- Born: 18 March 1975 (age 51) London, England
- Education: Central Saint Martins College of Arts and Design
- Labels: Damaris; Mimi Holliday;
- Awards: Elle Style Awards (2002, 2003)

= Damaris Evans =

British fashion designer

Damaris Alice Turle Evans (born 18 March 1975) is a British fashion designer who founded the lingerie brands Damaris and Mimi Holliday.

==Background==
Evans' father was James Martin Evans (born 1933), a writer who graduated from Peterhouse, University of Cambridge. Her mother was Frances Rachel Evans (Holiday) (born 1939), an artist and the granddaughter of Sir William Rothenstein. Evans has three sisters.

Evans' great grandfather Sir William Rothenstein was Principal of the Royal College of Art from 1920 to 1935. Rothenstein's family were all involved in the arts, one brother being the painter Albert Rutherston and siblings Charles Rutherston and Emily Hesslein both art collectors. Evans' great grandmother was the actress Lady Alice Mary Rothenstein (known professionally as Alice Kingsley), daughter of the Pre-Raphaelite artist Walter John Knewstub and the Pre-Raphaelite muse Emily Renshaw.

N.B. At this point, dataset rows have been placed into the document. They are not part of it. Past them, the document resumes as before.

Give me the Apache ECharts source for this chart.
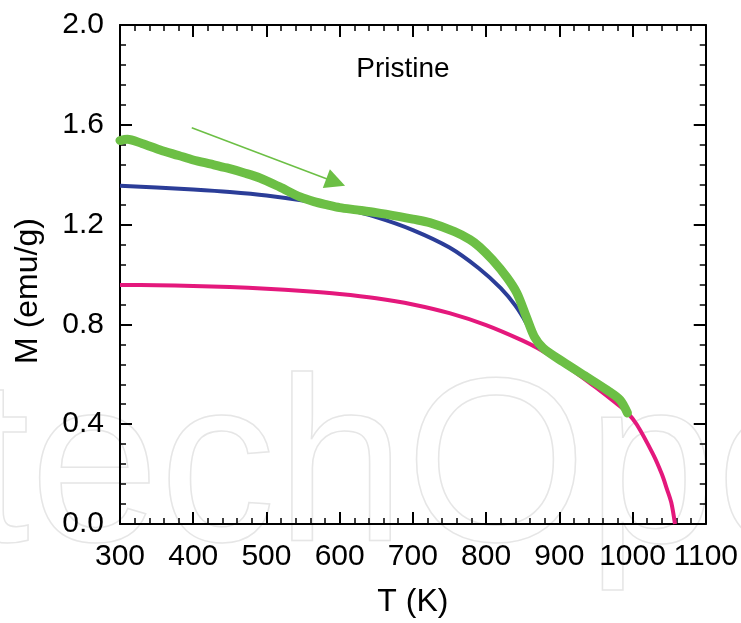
<!DOCTYPE html>
<html>
<head>
<meta charset="utf-8">
<script src="https://cdn.jsdelivr.net/npm/echarts@6/dist/echarts.min.js"></script>
<style>
html,body{margin:0;padding:0;background:#fff;}
#chart{width:741px;height:623px;}
</style>
</head>
<body>
<div id="chart"></div>
<script>
// ---- data ----
const tMagenta = [300, 350, 400, 450, 500, 550, 600, 650, 700, 750, 800, 850, 870, 900, 928, 950, 975, 992, 1006, 1028, 1040, 1047, 1053, 1058];
const mMagenta = [0.958, 0.957, 0.954, 0.950, 0.943, 0.934, 0.922, 0.905, 0.880, 0.845, 0.797, 0.735, 0.705, 0.652, 0.595, 0.547, 0.490, 0.449, 0.398, 0.280, 0.200, 0.140, 0.085, 0.0];

const tBlue = [300, 350, 400, 450, 500, 550, 600, 650, 700, 750, 790, 820, 840, 855, 865, 872];
const mBlue = [1.356, 1.349, 1.341, 1.331, 1.317, 1.296, 1.268, 1.230, 1.178, 1.108, 1.025, 0.945, 0.875, 0.805, 0.745, 0.705];

const tGreen = [300, 310, 330, 355, 380, 400, 425, 446, 470, 491, 518, 546, 565, 583, 600, 623, 650, 682, 700, 723, 757, 778, 791, 809, 828, 842, 855, 866, 878, 905, 937, 965, 983, 993];
const mGreen = [1.537, 1.542, 1.525, 1.499, 1.477, 1.459, 1.442, 1.427, 1.407, 1.387, 1.351, 1.311, 1.292, 1.279, 1.268, 1.259, 1.248, 1.232, 1.222, 1.208, 1.172, 1.140, 1.111, 1.058, 0.990, 0.926, 0.830, 0.750, 0.705, 0.650, 0.590, 0.537, 0.497, 0.445];

const arrowStart = [398, 1.588];
const arrowEnd = [594.6, 1.370];

const xTicks = [300, 400, 500, 600, 700, 800, 900, 1000, 1100];
const yTicks = [0.0, 0.4, 0.8, 1.2, 1.6, 2.0];

const annotation = 'Pristine';
const xTitle = 'T (K)';
const yTitle = 'M (emu/g)';

// ---- chart ----
const pairs = (xs, ys) => xs.map((x, i) => [x, ys[i]]);
const FONT = '"Liberation Sans", Arial, Helvetica, sans-serif';
const chart = echarts.init(document.getElementById('chart'), null, {renderer: 'canvas'});

const axisCommon = {
  axisLine: {show: true, onZero: false, lineStyle: {color: '#000', width: 2}},
  axisTick: {show: true, inside: true, length: 12, lineStyle: {color: '#000', width: 2}},
  minorTick: {show: true, splitNumber: 5, length: 6, lineStyle: {color: '#000', width: 1.5}},
  splitLine: {show: false},
  minorSplitLine: {show: false}
};

const option = {
  animation: false,
  backgroundColor: '#fff',
  grid: {left: 120, right: 35, top: 25, bottom: 99, containLabel: false},
  xAxis: [
    Object.assign({
      type: 'value', position: 'bottom', min: xTicks[0], max: xTicks[xTicks.length - 1], interval: 100,
      axisLabel: {show: true, color: '#000', fontSize: 30, fontFamily: FONT, margin: 18,
        formatter: v => xTicks.includes(v) ? String(v) : ''},
      name: xTitle, nameLocation: 'middle', nameGap: 62,
      nameTextStyle: {color: '#000', fontSize: 32, fontFamily: FONT}
    }, axisCommon),
    Object.assign({
      type: 'value', position: 'top', min: xTicks[0], max: xTicks[xTicks.length - 1], interval: 100,
      axisLabel: {show: false}
    }, axisCommon)
  ],
  yAxis: [
    Object.assign({
      type: 'value', position: 'left', min: yTicks[0], max: yTicks[yTicks.length - 1], interval: 0.4,
      axisLabel: {show: true, color: '#000', fontSize: 30, fontFamily: FONT, margin: 16,
        formatter: v => v.toFixed(1)}
    }, axisCommon),
    Object.assign({
      type: 'value', position: 'right', min: yTicks[0], max: yTicks[yTicks.length - 1], interval: 0.4,
      axisLabel: {show: false}
    }, axisCommon)
  ],
  graphic: [
    {
      type: 'text', silent: true, z: -10, x: -35, y: 360,
      style: {text: 'techOpen', font: '233px "Liberation Sans", Arial, sans-serif',
        fill: 'none', stroke: '#e6e6e6', lineWidth: 1.5}
    },
    {
      type: 'text', x: 28, y: 291, rotation: Math.PI / 2, z: 10,
      style: {text: yTitle, font: '32px "Liberation Sans", Arial, sans-serif', fill: '#000',
        align: 'center', verticalAlign: 'middle'}
    },
    {
      type: 'text', x: 403, y: 69, z: 10,
      style: {text: annotation, font: '28px "Liberation Sans", Arial, sans-serif', fill: '#000',
        align: 'center', verticalAlign: 'middle'}
    }
  ],
  series: [
    {
      type: 'line', data: pairs(tMagenta, mMagenta), showSymbol: false, smooth: 0.3,
      lineStyle: {color: '#e4187c', width: 4}, itemStyle: {color: '#e4187c'}, z: 3
    },
    {
      type: 'line', data: pairs(tBlue, mBlue), showSymbol: false, smooth: 0.3,
      lineStyle: {color: '#2b3d98', width: 4}, itemStyle: {color: '#2b3d98'}, z: 4
    },
    {
      type: 'line', data: pairs(tGreen, mGreen), showSymbol: false, smooth: 0.3,
      lineStyle: {color: '#6cbf45', width: 9, cap: 'round', join: 'round'}, itemStyle: {color: '#6cbf45'}, z: 5,
      markLine: {
        silent: true, animation: false,
        symbol: ['none', 'triangle'], symbolSize: 20,
        itemStyle: {color: '#6cbf45'},
        lineStyle: {color: '#6cbf45', width: 1.5, type: 'solid'},
        label: {show: false},
        emphasis: {disabled: true},
        data: [[{coord: arrowStart}, {coord: arrowEnd}]]
      }
    }
  ]
};
chart.setOption(option);
</script>
</body>
</html>
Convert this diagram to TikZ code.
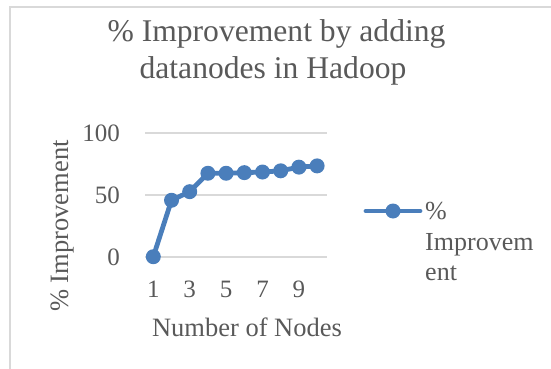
\documentclass[tikz,border=0pt]{standalone}
\usepackage{fontspec}
\setmainfont{Liberation Serif}
\definecolor{txt}{HTML}{595959}
\definecolor{gridc}{HTML}{D9D9D9}
\definecolor{ser}{HTML}{4A7EBB}
\tikzset{
  lbl/.style={text=txt, inner sep=0pt, font=\fontsize{25}{30}\selectfont},
  axt/.style={text=txt, inner sep=0pt, font=\fontsize{26.5}{31}\selectfont},
  leg/.style={text=txt, inner sep=0pt, font=\fontsize{26}{31}\selectfont, anchor=base west},
  ttl/.style={text=txt, inner sep=0pt, anchor=base, font=\fontsize{31.6}{37}\selectfont},
  gridl/.style={draw=gridc, line width=1.2pt},
  serline/.style={draw=ser, line width=4.8pt, line join=round, line cap=round},
  mk/.style={circle, fill=ser, inner sep=0pt, minimum size=15pt},
}
\begin{document}
\begin{tikzpicture}[x=1pt,y=-1pt]
\useasboundingbox (0,0) rectangle (551,369);
% frame
\coordinate (fb) at (10,369);
\coordinate (fc) at (10,7);
\coordinate (fr) at (551,7);
\draw[draw=gridc, line width=1.2pt] (fb) -- (fc) -- (fr);
% title
\node[ttl] (t1) at (276.5,41.5) {\% Improvement by adding};
\node[ttl] (t2) at (273,78.5) {datanodes in Hadoop};
% grid
\foreach \yy/\nm in {133/g100,195/g50,257/g0}{
  \coordinate (\nm a) at (145,\yy);
  \coordinate (\nm b) at (327,\yy);
  \draw[gridl] (\nm a) -- (\nm b);
}
% y tick labels
\node[lbl, anchor=base east] (y100) at (120,141.5) {100};
\node[lbl, anchor=base east] (y50) at (120,203.5) {50};
\node[lbl, anchor=base east] (y0) at (120,265.5) {0};
% x tick labels
\foreach \i in {1,3,5,7,9}{
  \node[lbl, anchor=base] (x\i) at ({153.3+(\i-1)*18.2},297) {\i};
}
% axis titles
\node[axt, anchor=base] (xt) at (247,336) {Number of Nodes};
\node[axt, anchor=base west, rotate=90] (yt) at (68,312) {\% Improvement};
% series
\foreach \i/\v in {1/0,2/46,3/53,4/68,5/68,6/68.5,7/69,8/70,9/73,10/74}{
  \coordinate (p\i) at ({153.3+(\i-1)*18.2},{256.7-\v*1.227});
}
\draw[serline] (p1) -- (p2) -- (p3) -- (p4) -- (p5) -- (p6) -- (p7) -- (p8) -- (p9) -- (p10);
\foreach \i in {1,...,10}{
  \node[mk] (m\i) at (p\i) {};
}
% legend
\coordinate (la) at (366,211);
\coordinate (lb) at (420,211);
\draw[serline] (la) -- (lb);
\node[mk] (lm) at (393,211) {};
\node[leg] (l1) at (425,219) {\%};
\node[leg] (l2) at (425,250) {Improvem};
\node[leg] (l3) at (425,280) {ent};
\end{tikzpicture}
\end{document}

Evan's maternal grandmother, Betty Holiday, studied at the Royal College of Art and was a sculptor. Betty Holiday was a contemporary of Henry Moore and Barbara Hepworth. Betty's father, Sir William Rothenstein was Henry Moores mentor at the Royal College of Art.

==Career==
Evans studied Fashion Design with Print Making at Central Saint Martins College of Art and Design. In 2001, she started her business with a £5,000 loan from The Prince's Trust.

Evans showcased the Damaris collection at London Fashion Week September 2001 and was sponsored by The Prince's Trust. The collection was showcased at London Fashion Week's New Generation, sponsored by the British Fashion Council in September 2003 and February 2004. It received the 'Young Enterprise of the Year' award for the Spring/Summer 2003 collection at Elle Style Awards. In 2005 Evans was invited to Buckingham Palace to meet the Queen for a Celebration of British Design.

The diffusion line Mimi Holliday was then founded in 2004 which went on to introduce Mimi Holliday Beachwear in 2008.